Friday, October 13, 2017

More GMO Goodness in High-Nutrition Corn with No Dependence on Monsanto Pesticides #Science

Feeding the people of the world is the obvious problem to solve and the GMO factor in this corn is the addition of the ability to produce an amino acid vital for human growth.  The shining beauty part is this corn is not dependent on some type of custom pesticide from Monsanto which is specifically poisonous to corn without their GMO changes.  None of that with the type of corn described here.



A field of corn, the world's largest commodity crop.

Credit: NASA


Rutgers scientists have found an efficient way to enhance the nutritional value of corn -- the world's largest commodity crop -- by inserting a bacterial gene that causes it to produce a key nutrient called methionine, according to a new study.

Science Daily:  Genetically boosting the nutritional value of corn could benefit millions

As covered deeper in the paper, methionine is a nutrient which is vital to us.  Corn had not previously provided the nutrient so its introduction now has immediate global benefit.  It's almost thrilling when we know so many starve.

Zen Yogi:  do you remember Radin China 4?

I do, Yogi, and that was high production rice which came around the 70s.  That was GMO as well but it was the Luther Burbank style with repetitive breeding.  I know it was pitched as solving any problems with rice but really it was getting ahead of the demand for a while.

Zen Yogi:  so this won't likely solve all the problems either?

Something it will give is a little breathing room to come up with larger solutions, mate.


There's a huge driver toward adopting the new GMO corn because it's cheaper for the farmer.

Then the scientists conducted a chicken feeding trial at Rutgers and showed that the genetically engineered corn was nutritious for them, Messing said.

"To our surprise, one important outcome was that corn plant growth was not affected," he said.

In the developed world, including the U.S., meat proteins generally have lots of methionine, Leustek said.
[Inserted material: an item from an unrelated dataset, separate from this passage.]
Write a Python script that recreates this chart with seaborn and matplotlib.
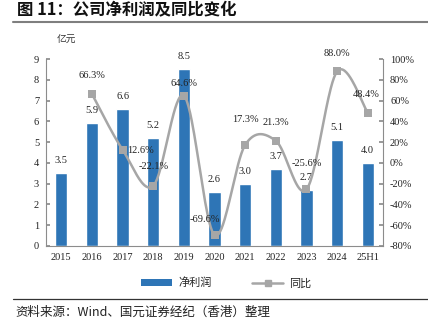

But in the developing world, subsistence farmers grow corn for their family's consumption.

"Our study shows that they wouldn't have to purchase methionine supplements or expensive foods that have higher methionine," he said.

- SD


As always, the interested student is invited to review the source article and that will reveal the depth of their techniques in adding the methionine to the corn.  Note specifically there's no dependence on any pesticide and particularly not one from Monsanto.